Apropos Kosten/Nutzen-Verhältnis: Ob „Super E10“ tatsächlich einen positiven Beitrag für die Umwelt leisten kann, ist äußerst zweifelhaft. Falls es tatsächlich so wäre, würde man als umweltbewusster Autofahrer (ist das eigentlich schon ein Widerspruch in sich?) wohl gerne etwas mehr bezahlen – für den Mehrverbrauch beim Sprit oder gegebenenfalls für häufigere Ölwechsel. Solange aber die höhere Bioethanol-Beimischung im Verdacht steht, nur ein ökologisches Feigenblatt zu sein, und noch dazu eventuelle Schäden selbst bezahlt werden müssen, solange werden die meisten Autofahrer notgedrungen das ungleich teurere „Super plus“ zapfen.
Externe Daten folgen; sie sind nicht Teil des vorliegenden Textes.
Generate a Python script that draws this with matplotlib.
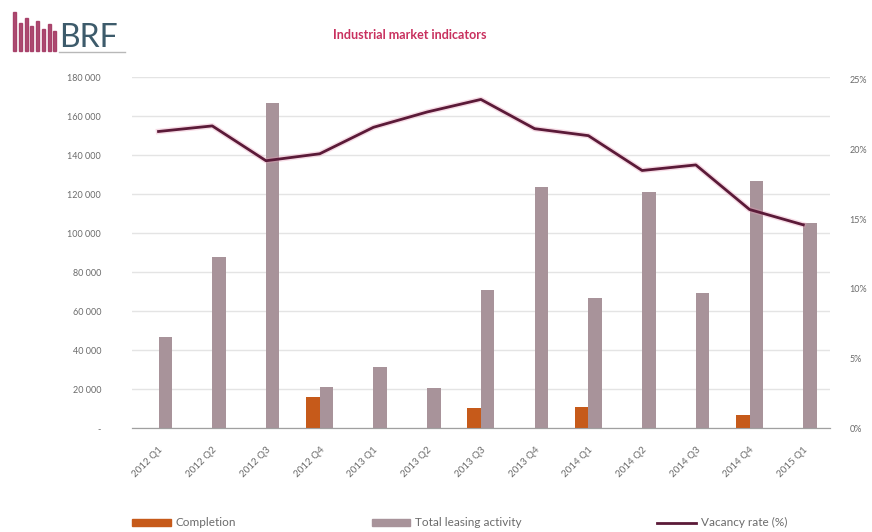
import matplotlib.pyplot as plt
from matplotlib.patches import Rectangle
from matplotlib.lines import Line2D
import matplotlib.ticker as mtick

plt.rcParams['font.family'] = ['Lato', 'DejaVu Sans']

# Data
quarters = ["2012 Q1", "2012 Q2", "2012 Q3", "2012 Q4", "2013 Q1", "2013 Q2", "2013 Q3",
            "2013 Q4", "2014 Q1", "2014 Q2", "2014 Q3", "2014 Q4", "2015 Q1"]
completion = [0, 0, 0, 16000, 0, 0, 10300, 0, 10700, 0, 0, 6700, 0]
leasing = [47000, 88000, 166500, 21000, 31500, 20600, 71000, 123500, 67000, 121000, 69500, 127000, 105000]
vacancy = [21.3, 21.7, 19.2, 19.7, 21.6, 22.7, 23.6, 21.5, 21.0, 18.5, 18.9, 15.7, 14.6]

grey_txt = "#6b6b6b"
c_compl = "#c65a1a"
c_leas = "#a8939a"
c_vac = "#5b1a38"

fig = plt.figure(figsize=(8.72, 5.32), dpi=100)
ax = fig.add_axes([0.151, 0.195, 0.801, 0.66])
ax2 = ax.twinx()

x = list(range(len(quarters)))
w = 0.25
ax.bar([i - w / 2 for i in x], completion, width=w, color=c_compl, zorder=3)
ax.bar([i + w / 2 for i in x], leasing, width=w, color=c_leas, zorder=3)
ax2.plot(x, vacancy, color="#e89ab5", lw=4, alpha=0.35, zorder=3)
ax2.plot(x, vacancy, color=c_vac, lw=2, zorder=4)

ax.set_xlim(-0.5, len(quarters) - 0.5)
ax.set_ylim(0, 180000)
ax.set_yticks(range(0, 180001, 20000))
ax.yaxis.set_major_formatter(mtick.FuncFormatter(
    lambda v, p: "-" if v == 0 else f"{int(v):,}".replace(",", " ")))
ax.grid(axis="y", color="#e4e4e4", lw=1, zorder=0)
ax.set_xticks(x)
ax.set_xticklabels(quarters, rotation=45, ha="right", rotation_mode="anchor")
ax.tick_params(axis="x", length=0, pad=12, labelsize=7, colors=grey_txt)
ax.tick_params(axis="y", length=0, pad=22, labelsize=6.5, colors=grey_txt)

ax2.set_ylim(0, 25.2)
ax2.set_yticks(range(0, 26, 5))
ax2.yaxis.set_major_formatter(mtick.FuncFormatter(lambda v, p: f"{int(v)}%"))
ax2.tick_params(axis="y", length=0, pad=14, labelsize=6.5, colors=grey_txt)

for a in (ax, ax2):
    for s in ("top", "left", "right"):
        a.spines[s].set_visible(False)
    a.spines["bottom"].set_color("#a0a0a0")

fig.text(0.47, 0.935, "Industrial market indicators", color="#c8305e",
         fontsize=9, fontweight="bold", ha="center", va="center")

# BRF logo
logo_h = [0.072, 0.052, 0.062, 0.046, 0.056, 0.04, 0.05, 0.036]
for k, bh in enumerate(logo_h):
    fig.patches.append(Rectangle((0.015 + k * 0.0066, 0.905), 0.0035, bh,
                                 transform=fig.transFigure, color="#a0305c", alpha=0.85))
fig.text(0.068, 0.9, "BRF", color="#3d5b6b", fontsize=23, ha="left", va="bottom")
fig.lines.append(Line2D([0.068, 0.143], [0.903, 0.903], transform=fig.transFigure,
                        color="#b8b8b8", lw=1))

handles = [Rectangle((0, 0), 1, 1, color=c_compl),
           Rectangle((0, 0), 1, 1, color=c_leas),
           Line2D([], [], color=c_vac, lw=2)]
fig.legend(handles, ["Completion", "Total leasing activity", "Vacancy rate (%)"],
           loc="center", bbox_to_anchor=(0.527, 0.017), ncol=3, frameon=False,
           fontsize=8.5, handlelength=3.3, handleheight=0.5, columnspacing=11.5,
           labelcolor=grey_txt, handletextpad=0.4)

fig.savefig("out.png", dpi=100, facecolor="white")
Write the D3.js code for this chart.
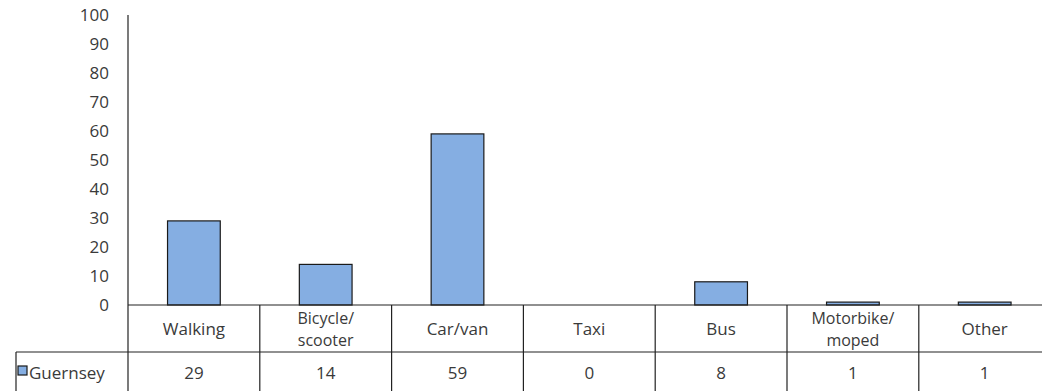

Durch den „Benzingipfel“ an diesem Dienstag in Berlin wird sich an diesem Debakel nichts ändern. Hier wird die Politik nur versuchen, die Schuld am E10-Debakel auf die Industrie abzuschieben, die sich wiederum heftig dagegen wehren wird – ein Katz-und-Maus-Spiel, das jeder Tankstellenkunde aus eigener Tasche finanziert.